“Let birds fly above,” and not one corner of the expansive sky was untouched by feather-tips and the joyful swooping of new wings.
Another corner of the workshop deals with clays and muds. “Let the earth bring forth living creatures,” and His command causes the earth to bear beasts and reptiles and dinosaurs and every possible incarnation of life that is bound by gravitational decree to their origins. “And God made the beasts.”
Finally, one last glorious creature to be sculpted with His own hand. Someone in His own image. A reflection of His eternal authority and dominion, but limited to the created earth. Mankind. Man is not only physical matter, helping to fill in the gaps of God’s joyous, swarming created world - he is spiritual. The filling of space takes on an dimension beyond that of the material.
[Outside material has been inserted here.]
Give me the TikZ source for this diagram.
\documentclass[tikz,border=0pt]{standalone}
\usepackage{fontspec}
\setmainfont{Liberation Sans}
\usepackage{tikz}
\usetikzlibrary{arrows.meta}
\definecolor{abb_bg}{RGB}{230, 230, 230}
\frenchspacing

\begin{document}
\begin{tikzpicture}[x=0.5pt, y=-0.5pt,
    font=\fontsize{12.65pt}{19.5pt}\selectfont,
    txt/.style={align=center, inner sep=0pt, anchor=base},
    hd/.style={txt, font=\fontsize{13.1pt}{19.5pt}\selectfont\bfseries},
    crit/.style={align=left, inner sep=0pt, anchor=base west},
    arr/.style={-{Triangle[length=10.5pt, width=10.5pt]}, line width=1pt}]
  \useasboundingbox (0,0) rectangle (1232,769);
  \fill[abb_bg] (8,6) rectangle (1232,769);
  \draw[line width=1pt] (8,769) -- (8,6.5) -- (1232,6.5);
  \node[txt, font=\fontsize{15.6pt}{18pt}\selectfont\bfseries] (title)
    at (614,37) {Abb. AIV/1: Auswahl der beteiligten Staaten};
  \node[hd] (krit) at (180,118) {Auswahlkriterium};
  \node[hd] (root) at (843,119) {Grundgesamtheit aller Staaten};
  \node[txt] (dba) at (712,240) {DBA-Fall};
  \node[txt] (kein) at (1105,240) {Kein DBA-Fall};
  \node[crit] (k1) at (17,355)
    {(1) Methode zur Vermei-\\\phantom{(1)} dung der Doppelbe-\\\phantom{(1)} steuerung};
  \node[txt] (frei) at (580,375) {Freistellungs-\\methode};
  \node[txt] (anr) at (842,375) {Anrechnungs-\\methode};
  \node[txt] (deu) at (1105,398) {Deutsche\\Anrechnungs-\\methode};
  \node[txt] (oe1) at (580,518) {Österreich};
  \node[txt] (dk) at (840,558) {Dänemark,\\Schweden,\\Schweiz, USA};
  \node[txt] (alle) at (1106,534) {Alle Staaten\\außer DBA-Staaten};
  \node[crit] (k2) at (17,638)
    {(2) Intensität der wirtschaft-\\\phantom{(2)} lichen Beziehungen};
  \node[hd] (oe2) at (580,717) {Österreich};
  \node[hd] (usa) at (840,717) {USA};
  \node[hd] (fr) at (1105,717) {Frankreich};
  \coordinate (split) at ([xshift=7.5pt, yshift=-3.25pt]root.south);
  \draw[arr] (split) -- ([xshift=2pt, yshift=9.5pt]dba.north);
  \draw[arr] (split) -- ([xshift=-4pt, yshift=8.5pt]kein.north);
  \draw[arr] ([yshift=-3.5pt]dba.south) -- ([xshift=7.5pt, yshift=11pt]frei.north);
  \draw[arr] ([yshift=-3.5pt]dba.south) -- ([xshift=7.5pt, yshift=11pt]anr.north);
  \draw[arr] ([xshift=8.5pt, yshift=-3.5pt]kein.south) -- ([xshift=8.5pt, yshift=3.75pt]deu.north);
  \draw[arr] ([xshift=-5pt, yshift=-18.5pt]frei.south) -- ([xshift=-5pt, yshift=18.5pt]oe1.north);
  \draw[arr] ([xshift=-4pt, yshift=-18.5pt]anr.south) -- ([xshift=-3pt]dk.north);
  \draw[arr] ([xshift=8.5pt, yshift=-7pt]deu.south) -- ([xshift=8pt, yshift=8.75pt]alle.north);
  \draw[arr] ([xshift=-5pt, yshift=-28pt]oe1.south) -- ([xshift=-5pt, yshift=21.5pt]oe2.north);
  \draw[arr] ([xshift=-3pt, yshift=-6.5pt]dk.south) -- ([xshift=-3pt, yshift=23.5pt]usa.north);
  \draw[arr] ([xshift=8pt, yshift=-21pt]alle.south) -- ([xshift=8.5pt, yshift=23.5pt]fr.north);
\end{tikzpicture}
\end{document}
And what is the command to the trembling throng, to all of those flocks, schools, herds, packs, bands, troops, colonies, armies, prides, mobs, hives, litters, bevies, rookeries, droves, warrens, broods, and pods? Above all, to man and woman with their gentle rule?
“Be fruitful and multiply! Fill the earth!”
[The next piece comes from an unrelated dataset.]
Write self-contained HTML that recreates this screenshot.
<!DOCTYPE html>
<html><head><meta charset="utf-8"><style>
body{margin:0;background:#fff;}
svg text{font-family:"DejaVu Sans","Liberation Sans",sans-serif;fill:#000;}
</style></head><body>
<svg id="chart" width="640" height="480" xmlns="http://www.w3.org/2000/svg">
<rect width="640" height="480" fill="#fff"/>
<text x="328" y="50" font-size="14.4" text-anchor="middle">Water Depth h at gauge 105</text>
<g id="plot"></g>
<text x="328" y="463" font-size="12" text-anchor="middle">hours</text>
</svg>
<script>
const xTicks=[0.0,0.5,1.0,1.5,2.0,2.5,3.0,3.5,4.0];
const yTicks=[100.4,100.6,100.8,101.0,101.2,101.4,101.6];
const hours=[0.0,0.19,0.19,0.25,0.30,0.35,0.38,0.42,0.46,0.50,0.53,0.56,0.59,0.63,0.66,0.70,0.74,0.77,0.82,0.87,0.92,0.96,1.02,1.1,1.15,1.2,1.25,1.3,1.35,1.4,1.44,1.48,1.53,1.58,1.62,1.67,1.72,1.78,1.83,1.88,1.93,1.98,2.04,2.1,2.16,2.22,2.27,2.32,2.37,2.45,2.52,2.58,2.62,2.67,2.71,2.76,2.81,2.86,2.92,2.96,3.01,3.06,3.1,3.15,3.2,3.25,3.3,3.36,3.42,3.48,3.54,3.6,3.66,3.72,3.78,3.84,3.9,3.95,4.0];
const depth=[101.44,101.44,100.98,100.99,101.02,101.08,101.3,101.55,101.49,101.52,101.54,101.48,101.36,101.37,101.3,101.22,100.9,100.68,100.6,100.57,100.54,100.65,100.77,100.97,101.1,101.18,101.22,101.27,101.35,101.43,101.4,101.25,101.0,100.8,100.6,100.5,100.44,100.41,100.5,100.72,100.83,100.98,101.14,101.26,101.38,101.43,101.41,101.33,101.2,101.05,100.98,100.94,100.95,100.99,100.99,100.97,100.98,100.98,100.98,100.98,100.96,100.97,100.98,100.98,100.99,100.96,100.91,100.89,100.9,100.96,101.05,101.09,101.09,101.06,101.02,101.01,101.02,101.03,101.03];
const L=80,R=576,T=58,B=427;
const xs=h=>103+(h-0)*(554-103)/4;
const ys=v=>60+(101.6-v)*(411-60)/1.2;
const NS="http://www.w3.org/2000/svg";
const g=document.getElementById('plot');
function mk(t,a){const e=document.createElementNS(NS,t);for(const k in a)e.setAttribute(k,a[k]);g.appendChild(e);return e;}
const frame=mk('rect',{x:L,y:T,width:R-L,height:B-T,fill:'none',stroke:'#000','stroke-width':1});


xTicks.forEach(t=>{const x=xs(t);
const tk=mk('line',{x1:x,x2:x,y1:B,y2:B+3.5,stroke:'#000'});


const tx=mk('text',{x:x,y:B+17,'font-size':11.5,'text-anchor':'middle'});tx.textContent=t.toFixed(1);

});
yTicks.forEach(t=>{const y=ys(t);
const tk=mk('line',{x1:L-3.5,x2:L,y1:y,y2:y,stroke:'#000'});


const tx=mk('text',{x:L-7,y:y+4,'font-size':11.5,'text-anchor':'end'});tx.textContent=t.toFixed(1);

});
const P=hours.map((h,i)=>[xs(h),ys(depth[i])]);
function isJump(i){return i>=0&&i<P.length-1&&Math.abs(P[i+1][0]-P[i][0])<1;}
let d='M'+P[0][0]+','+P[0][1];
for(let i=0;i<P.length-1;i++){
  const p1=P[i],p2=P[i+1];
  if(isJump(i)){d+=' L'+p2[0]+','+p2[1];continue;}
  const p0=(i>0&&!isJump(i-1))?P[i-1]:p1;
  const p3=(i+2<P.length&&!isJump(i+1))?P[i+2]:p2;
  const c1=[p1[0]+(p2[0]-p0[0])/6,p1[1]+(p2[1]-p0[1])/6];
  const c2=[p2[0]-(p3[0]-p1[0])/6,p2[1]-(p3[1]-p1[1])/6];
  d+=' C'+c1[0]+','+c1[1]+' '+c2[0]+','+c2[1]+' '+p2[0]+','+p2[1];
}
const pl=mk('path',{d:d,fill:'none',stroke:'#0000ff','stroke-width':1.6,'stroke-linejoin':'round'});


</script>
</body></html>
Anti-creation - the love of spaces empty.
In striking contrast to all I imagined above, the current trends in art seem to witness to a certain horror, or at least avoidance, of swarming life. Everything is clean lines, empty spaces. I heard that during the birth of Impressionism, the artists (especially Renoir) pushed for a change in exhibition style. Traditionally, the Salon stacked paintings that were shown one right on top of the other. Renoir insisted on space – he wanted each work of art to gain individual attention. Aesthetically, this was an undeniably welcome change; the old way was confusing to the eye and too busy. But I wonder. Was it perhaps witnessing to certain follies and philosophies that came to fruition later?
As in now. When I visit the Pompidou, for example, where the enormous amounts of space are remarkable. You have to travel a long journey from one installation to another. When we reach it, it is often just another representation of empty space. Don't get me wrong - there are parts of this funky place that I find very satisfying. But the stretches of nothing are not one of them. I feel the same way when I traipse over to the Bibliothèque Nationale de France to study a few times a week. There is a similar thought process laid the foundations here. The award-winning building is simply clean, stark lines, surrounding long stretches of….nothing. There are hedges, but they are contained within cages. I don't have any photos to prove it to you for the moment, but I am not kidding. Cages.
1 comment:
I've noticed the rooms of nothing as well. While fun to look at, you can't exactly get lost in a painting like you can with expressionism or a painting from the renaissance.